Real average electricity prices in 2035 are 1 percent lower in the High Nuclear case than in the Reference case, as slightly less natural gas capacity is dispatched, lowering the marginal price of electricity. In the Low Nuclear case, average electricity prices in 2035 are 5 percent higher than in the Reference case as a result of the retirement of a significant amount of nuclear capacity, which has relatively low operating costs, and its replacement with natural gas capacity, which has higher fuel costs that are passed through to consumers in retail electricity prices. With all nuclear power plants being retired after 60 years of operation in the Low Nuclear case, an additional 12 gigawatts of nuclear capacity would be shut down between 2035 and 2040.

The impacts of nuclear plant retirements on retail electricity prices in the Low Nuclear case are more apparent in regions with relatively large amounts of nuclear capacity. For example, electricity prices in the Low Nuclear case are 7 percent higher than in the Reference case for the NERC MRO Region, and 6 percent higher in the Northeast, Mid-Atlantic, and Southeast regions. Even in regions where no nuclear capacity is retired, there are small increases in electricity prices relative to the Reference case, because higher demand for natural gas in regions with nuclear plant retirements affect prices nationwide.

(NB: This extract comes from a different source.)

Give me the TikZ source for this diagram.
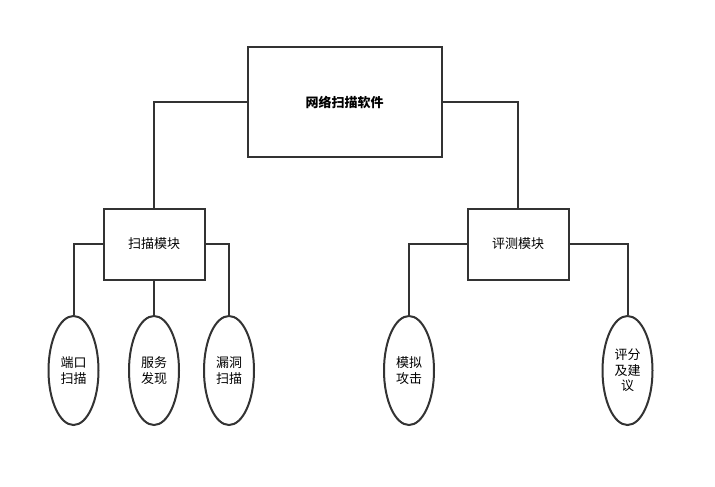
\documentclass[tikz,border=0pt]{standalone}
\usepackage{fontspec}
\setmainfont{Noto Sans CJK SC}
\usetikzlibrary{shapes,positioning}

\begin{document}
\begin{tikzpicture}[x=1pt, y=-1pt, every node/.style={font=\fontsize{13}{15.5}\selectfont}]
    \tikzstyle{module} = [rectangle, draw=black!80, line width=2pt, inner sep=0pt]
    \tikzstyle{func} = [ellipse, draw=black!80, line width=2pt, inner sep=0pt, align=center, minimum width=50pt, minimum height=109pt]
    \tikzstyle{link} = [draw=black!80, line width=2pt]
    \useasboundingbox (0,0) rectangle (715,487);

    % 模块
    \node[module, minimum width=194pt, minimum height=109pt, font=\fontsize{13}{15.5}\selectfont\bfseries] (soft) at (344.5,102) {网络扫描软件};
    \node[module, minimum width=101pt, minimum height=71pt] (scan) at (154,244) {扫描模块};
    \node[module, minimum width=101pt, minimum height=71pt] (eval) at (518,244) {评测模块};

    % 功能
    \node[func] (port) at (73.5,370.5) {端口\\扫描};
    \node[func] (serv) at (154,370.5) {服务\\发现};
    \node[func] (vuln) at (229,370.5) {漏洞\\扫描};
    \node[func] (attack) at (409,370.5) {模拟\\攻击};
    \node[func] (advice) at (627.5,370.5) {评分\\及建\\议};

    % 连线
    \draw[link] (soft.west) -| (scan.north);
    \draw[link] (soft.east) -| (eval.north);
    \draw[link] (scan.west) -| (port.north);
    \draw[link] (scan.south) -- (serv.north);
    \draw[link] (scan.east) -| (vuln.north);
    \draw[link] (eval.west) -| (attack.north);
    \draw[link] (eval.east) -| (advice.north);
\end{tikzpicture}
\end{document}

The Reference case projections for CO₂ emissions also are affected by changes in assumptions about nuclear plant lifetimes. In the Low Nuclear case, CO₂ emissions from the electric power sector in 2035 are 3 percent higher than in the Reference case as a result of switching from nuclear generation to natural gas and coal, both which produce more CO₂ emissions. In the High Nuclear case, CO₂ emissions from the power sector are slightly (1 percent) lower than in the Reference case. Table 12 summarizes key results from the AEO2012 Reference, High Nuclear, and Low Nuclear cases.